1. Don’t give a history lecture, preach the story to today.  It is easier, perhaps, to dispassionately tell what happened back then.  But it is not easier to listen to that.  It is, typically, dull.  However you may choose to do it, please make it clear to your listeners how the ancient story impacts contemporary life.  That doesn’t mean you have to constantly make up-to-date references (sometimes telling a story takes time and making lots of links to today can become distracting), but do frame the sermon with relevance so people know there is value in engaging the story fully.

2. Don’t caricature the characters, encourage identification with their fallen and frail human-ness.  It is easy to pick on one solitary feature of a character in a story, but fail to give a fair representation of them.  Peter puts his foot in his mouth, but he also has the guts to get out of the boat.  Zechariah doubted the angel, but was also a faithful pray-er over many decades.  Don’t simply beat up listeners with a quick connection to the failure of a character.  Stories work slowly as the listener engages with a character all the way to the point of resolution in the story.  Simply pointing out a flaw and applying it carries all the sermonic tension of a limp rope.  Try to reflect the fullness of the character portrayal offered in the biblical narrative and its context.

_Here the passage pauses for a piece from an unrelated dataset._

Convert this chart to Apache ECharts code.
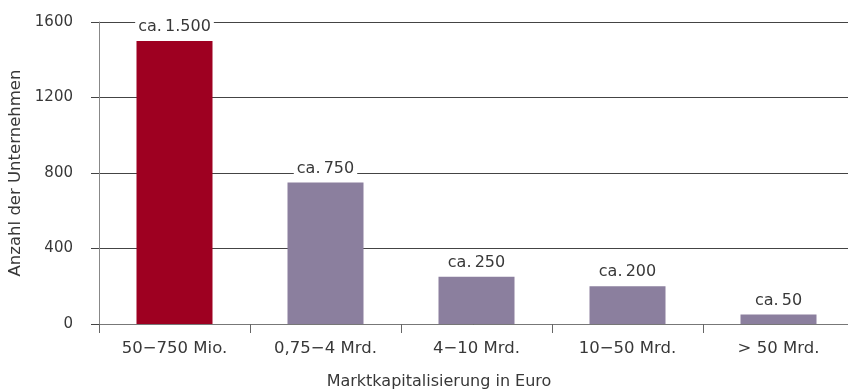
<!DOCTYPE html>
<html>
<head>
<meta charset="utf-8">
<script src="https://cdn.jsdelivr.net/npm/echarts@6/dist/echarts.min.js"></script>
<style>
  html, body { margin: 0; padding: 0; background: #fff; }
  #chart { width: 848px; height: 392px; }
</style>
</head>
<body>
<div id="chart"></div>
<script>
// Number of listed companies by market capitalisation class
const categories = ['50\u2212750 Mio.', '0,75\u22124 Mrd.', '4\u221210 Mrd.', '10\u221250 Mrd.', '> 50 Mrd.'];
const companies = [1500, 750, 250, 200, 50];
const yMin = 0;
const yMax = 1600;
const yStep = 400;

const FONT = 'DejaVu Sans';
const TEXT = '#383838';
const RED = '#9e0021';
const PURPLE = '#8b7f9e';

// German thousands separator: 1500 -> "1.500"
function deNumber(v) {
  return String(v).replace(/\B(?=(\d{3})+(?!\d))/g, '.');
}

const chart = echarts.init(document.getElementById('chart'), null, { renderer: 'canvas' });

chart.setOption({
  animation: false,
  backgroundColor: '#fff',
  grid: {
    left: 99, top: 22, width: 755, bottom: 68,
    containLabel: false,
    outerBoundsMode: 'none'
  },
  xAxis: {
    type: 'category',
    data: categories,
    boundaryGap: true,
    name: 'Marktkapitalisierung in Euro',
    nameLocation: 'middle',
    nameGap: 50,
    nameTextStyle: { fontFamily: FONT, fontSize: 16, color: TEXT, padding: [0, 75, 0, 0] },
    axisLine: { show: true, lineStyle: { color: '#777', width: 1 } },
    axisTick: { show: true, alignWithLabel: false, length: 9, lineStyle: { color: '#666' } },
    axisLabel: { fontFamily: FONT, fontSize: 16.5, color: TEXT, margin: 16 },
    splitLine: { show: false }
  },
  yAxis: {
    type: 'value',
    min: yMin,
    max: yMax,
    interval: yStep,
    name: 'Anzahl der Unternehmen',
    nameLocation: 'middle',
    nameGap: 73,
    nameRotate: 90,
    nameTextStyle: { fontFamily: FONT, fontSize: 16.5, color: TEXT },
    axisLine: { show: true, lineStyle: { color: '#888', width: 1 } },
    axisTick: { show: true, inside: false, length: 8, lineStyle: { color: '#444' } },
    axisLabel: {
      fontFamily: FONT, fontSize: 15, color: TEXT, margin: 26,
      formatter: function (v) { return String(v); }
    },
    splitLine: { show: true, lineStyle: { color: '#444', width: 1 } }
  },
  series: [{
    type: 'bar',
    data: companies,
    barWidth: 76,
    itemStyle: {
      color: function (p) { return p.dataIndex === 0 ? RED : PURPLE; }
    },
    label: {
      show: true,
      position: 'top',
      distance: 6,
      fontFamily: FONT,
      fontSize: 16,
      color: TEXT,
      backgroundColor: '#fff',
      padding: [0, 3],
      formatter: function (p) { return 'ca.\u2009' + deNumber(p.value); }
    }
  }]
});
</script>
</body>
</html>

3. Don’t identify without theocentrizing.  It is also possible to present the characters effectively so that listeners can identify with them, but miss the point that God is at the center of biblical narrative.  It’s not just Joseph’s kindness and personal character quality that is significant in Matthew 1, it is also very much focused on God’s revelation of His plan to both save His people from their sins and His presence with His people.  Joseph is a great example of a “fine, young man.”  But the passage presents this fine, young man responding to the revelation of God’s purposes.  Jesus, Immanuel.  That is the information that Joseph acted upon.  The amazing thing about Christmas narratives is that the theocentric truth is bundled up in a tiny human infant.  (And we get to preach the amazing truth of the Incarnation soon!)

Christmas preached as just peace and happiness and quaint idyllic scenes is a travesty – Christmas is also a set up for theocentric preaching (but don’t lose the humanness of the other characters too).